Based on the residuals vs fitted values plot, we are able to see if the type of model used is appropriate. In this case, we are using a level-level model, and we can see that the best-fit line for the residuals starts a downward trend, from close to 0, between fitted values = -10 to -20 This could pose a problem, as this is reflecting an issue of heteroskedasticity.

library(ggplot2)

# Create a data frame of fitted values and residuals
df <- data.frame(fitted   = lm_model$fitted.values, 
                 residual = lm_model$residuals
                 )

# Create a residual plot using ggplot2
ggplot(data = df, 
       mapping = aes(x = fitted, 
                     y = residual)
       ) +
  geom_point() +
  geom_smooth(method = "loess") + 
  xlab("Fitted Values") +
  ylab("Residuals") +
  ggtitle("Residual Plot")
## `geom_smooth()` using formula = 'y ~ x'

Normal QQ plot of the residuals

# Create a QQ plot of the residuals

plot(lm_model, 
     which = 2
     )

Based on the normal Q-Q plot reveals that most of our data lies within the -2 to 2 range, aligning with a normal distribution. However, observation 117 seems to deviate from this trend and might be an outlier and 15, 24 are inside of the line in the plot.

library(ggplot2)

# Create a data frame of the residuals
df <- data.frame(residuals = lm_model$residuals)

# Create a QQ plot using ggplot2
ggplot(data = df, 
       mapping = aes(sample = residuals)
       ) +
  stat_qq() +
  stat_qq_line() +
  xlab("Theoretical Quantiles") +
  ylab("Sample Quantiles") +
  ggtitle("Normal QQ Plot of Residuals")

Scale Location

# Create a scale location plot

plot(lm_model, 
     which = 3
     )

This is also know as the spread location plot. The Scale-Location Plot, which ideally should show dots evenly scattered without discernible patterns, unfortunately mirrors our Residuals and Fitted plot. This plot shows us if the residuals are spread equally among our predictions in order to check for homoscedasticity.

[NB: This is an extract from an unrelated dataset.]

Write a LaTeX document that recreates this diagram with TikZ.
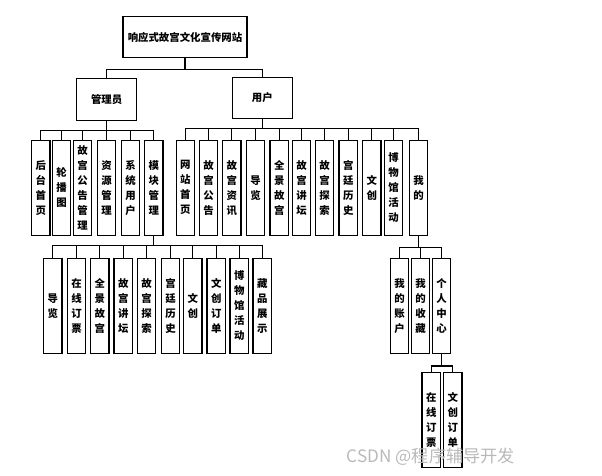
\documentclass[tikz,border=0pt]{standalone}
\usepackage{fontspec}
\setmainfont{Noto Sans CJK SC}
\usetikzlibrary{positioning}

\begin{document}
\begin{tikzpicture}[x=0.025cm,y=-0.025cm,
  box/.style={draw,line width=0.8pt,inner sep=0pt,font=\bfseries\fontsize{7.4}{10.7}\selectfont},
  col/.style={box,minimum width=0.46cm,minimum height=2.38cm,align=center},
  wire/.style={line width=0.8pt}]
  \useasboundingbox (0,0) rectangle (602,475);
  % --- koren a dve role ---
  \node[box,minimum width=3.1cm,minimum height=1.03cm] (root) at (185,37.3) {响应式故宫文化宣传网站};
  \node[box,minimum width=1.5cm,minimum height=1.03cm] (adm) at (106.7,99.5) {管理员};
  \node[box,minimum width=1.5cm,minimum height=1.03cm] (usr) at (262.3,97.7) {用户};
  \draw[wire] (root.south) -- ++(0,11) -| (adm.north);
  \draw[wire] (root.south) -- ++(0,11) -| (usr.north);
  % --- manager ---
  \foreach \x/\t [count=\i] in {40.8/后\\台\\首\\页, 61.5/轮\\播\\图, 82.5/故\\宫\\公\\告\\管\\理,
      106.5/资\\源\\管\\理, 130.5/系\\统\\用\\户, 153.8/模\\块\\管\\理}
    \node[col] (a\i) at (\x,187.7) {\t};
  \foreach \i in {1,...,6}
    \draw[wire] (adm.south) -- ++(0,10) -| (a\i.north);
  % --- uzivatel ---
  \foreach \x/\t [count=\i] in {185.3/网\\站\\首\\页, 208.5/故\\宫\\公\\告, 231.8/故\\宫\\资\\讯,
      255.5/导\\览, 279.2/全\\景\\故\\宫, 301.5/故\\宫\\讲\\坛, 324.5/故\\宫\\探\\索,
      348.2/宫\\廷\\历\\史, 371.8/文\\创, 393.5/博\\物\\馆\\活\\动, 418.5/我\\的}
    \node[col] (u\i) at (\x,187.7) {\t};
  \foreach \i in {1,...,11}
    \draw[wire] (usr.south) -- ++(0,10) -| (u\i.north);
  % --- modul management ---
  \foreach \x/\t [count=\i] in {52.8/导\\览, 76.5/在\\线\\订\\票, 99.8/全\\景\\故\\宫,
      123.2/故\\宫\\讲\\坛, 146.5/故\\宫\\探\\索, 170.5/宫\\廷\\历\\史, 192.8/文\\创,
      216.2/文\\创\\订\\单, 239.2/博\\物\\馆\\活\\动, 262.2/藏\\品\\展\\示}
    \node[col] (m\i) at (\x,305.8) {\t};
  \foreach \i in {1,...,10}
    \draw[wire] (a6.south) -- ++(0,10) -| (m\i.north);
  % --- moje ---
  \foreach \x/\t [count=\i] in {399.5/我\\的\\账\\户, 420.5/我\\的\\收\\藏, 441.5/个\\人\\中\\心}
    \node[col] (w\i) at (\x,305.8) {\t};
  \foreach \i in {1,...,3}
    \draw[wire] (u11.south) -- ++(0,12) -| (w\i.north);
  % --- osobni centrum ---
  \node[col] (p1) at (431.2,419.8) {在\\线\\订\\票};
  \node[col] (p2) at (452.8,419.8) {文\\创\\订\\单};
  \foreach \i in {1,2}
    \draw[wire] (w3.south) -- ++(0,12) -| (p\i.north);
  \node[anchor=west,text=gray!55,font=\fontsize{12.2}{14}\selectfont] (mark) at (342,456.5) {CSDN @程序辅导开发};
\end{tikzpicture}
\end{document}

We want, in this case, to have an even dispersion of values across the plot and we don’t want to see any pattern for the residuals. We also want the red line to be relatively horizontal. The points are near the red line initially but deviate as we move along. We can see that the values are skew to the left and right also the red line near to the spot and move to the along.

plot(lm_model)

Moreover, the plot of Residuals versus Leverage validates that observation 117 is an anomaly. In summary, our model seems to defy the homoscedasticity assumption and might be experiencing underfitting. We might think about increasing the number of variables or the size of our dataset in the linear regression model to lessen this.

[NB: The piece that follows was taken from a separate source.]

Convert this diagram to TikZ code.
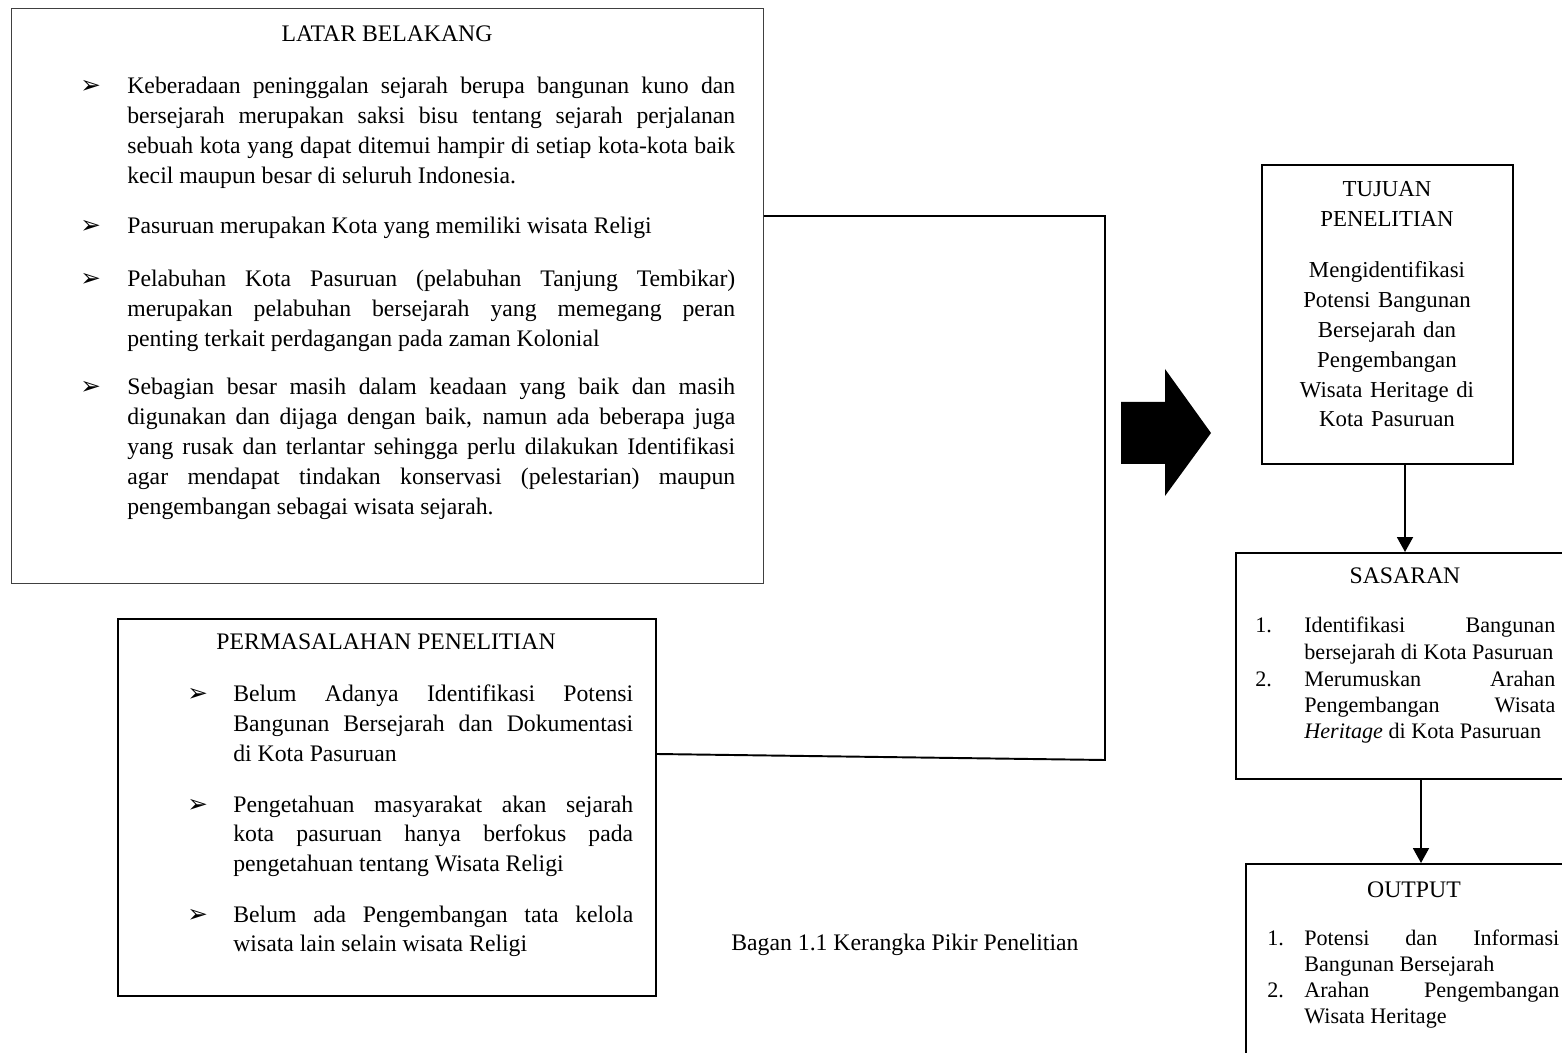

Sometimes it helps if you transform a variable (log, square root, et cetra) in terms of better model fit (Overcome problems due to nonconstant variance or Overcome problems due to nonlinearity), but it can make the interpretation of coefficients harder. Try to play around by transforming the variables and tell us if the model fit improves or not.

# Transform all variables to natural log
data_transform <- transform(airquality, 
                                ln_Temp = log(airquality$Temp),
                                ln_Ozone = log(airquality$Ozone))
# Run the simple linear regression again with the log transformed y and x variables
my_reg2 <- lm(ln_Temp ~ ln_Ozone, data = data_transform)
summary(my_reg2)
## 
## Call:
## lm(formula = ln_Temp ~ ln_Ozone, data = data_transform)
## 
## Residuals:
##      Min       1Q   Median       3Q      Max 
## -0.24155 -0.04616  0.01970  0.05486  0.19084 
## 
## Coefficients:
##             Estimate Std. Error t value Pr(>|t|)    
## (Intercept) 3.984743   0.032582  122.30   <2e-16 ***
## ln_Ozone    0.106090   0.009242   11.48   <2e-16 ***
## ---
## Signif. codes:  0 '***' 0.001 '**' 0.01 '*' 0.05 '.' 0.1 ' ' 1
## 
## Residual standard error: 0.08578 on 114 degrees of freedom
##   (37 observations deleted due to missingness)
## Multiple R-squared:  0.5362, Adjusted R-squared:  0.5321 
## F-statistic: 131.8 on 1 and 114 DF,  p-value: < 2.2e-16
# Plot the linear regession of log transformed y and x variables
plot(my_reg2)

After myreg2 statistics there is noticable improvement in the model. The updated residuals vs fitted values are better than fit when we are compare to old fitted values and also has both positive and negative residuals. The r squared also risen from 0.4877 to 0.5362.